New Zealand rugby union player

Donald Gordon Cobden (11 August 1914 – 11 August 1940) was a New Zealand All Black rugby player, No 430 in 1937. He was a wing.

He played for Canterbury, and was selected for the first test against the Springboks in August 1937. His test (and All Black) career only lasted 25 minutes, as he was severely injured in a bad tackle. As he was walking and greeted the team at the end of the game, a national selector said he should have returned to the field, and proposed to veto his further selection.

Cobden went to England in 1937, and in 1938 joined the Royal Air Force on a short service commission. In England he played for Catford Bridge, Kent, the RAF and the Barbarians.

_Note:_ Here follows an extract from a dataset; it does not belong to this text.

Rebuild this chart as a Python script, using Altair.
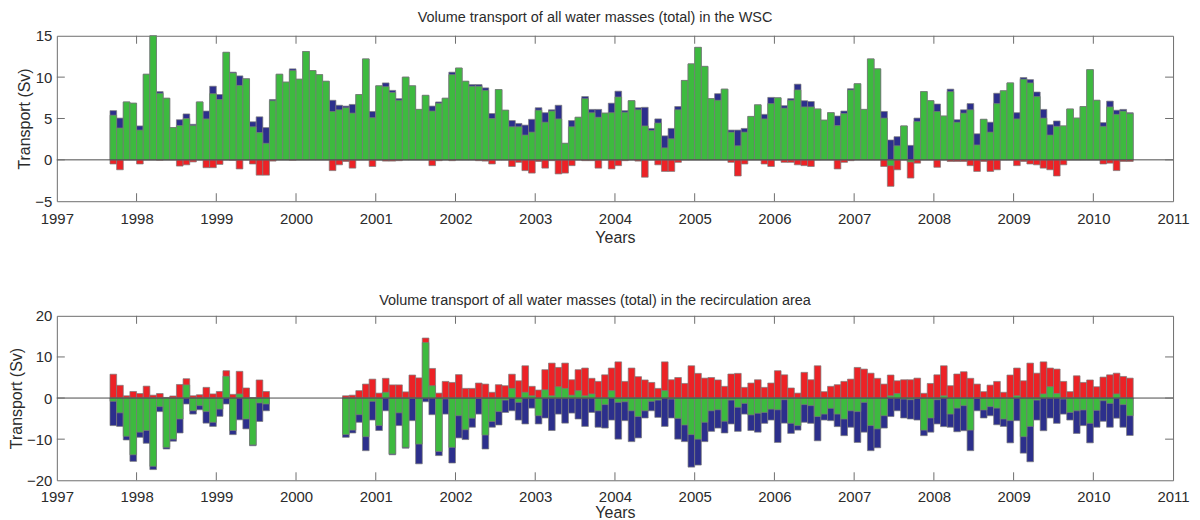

He was posted to No. 74 Squadron RAF, which was flying Spitfires from RAF Hornchurch in Essex during the Battle of France and then the Battle of Britain. On 11 August 1940, he was despatched with members of 76 Squadron to protect a convoy, and they engaged a large group of Messerschmitt BF 110s about 10 miles off the coast of Harwich. He was last seen attacking a number of enemy aircraft, and failed to return. He was posted missing – on his 26th birthday. He is buried at Oostende new communal cemetery.

He was born in Christchurch and educated at Christchurch Boys' High School. His brother Alfred, a professional cricketer, was killed in North Africa in 1942 while with the New Zealand Army.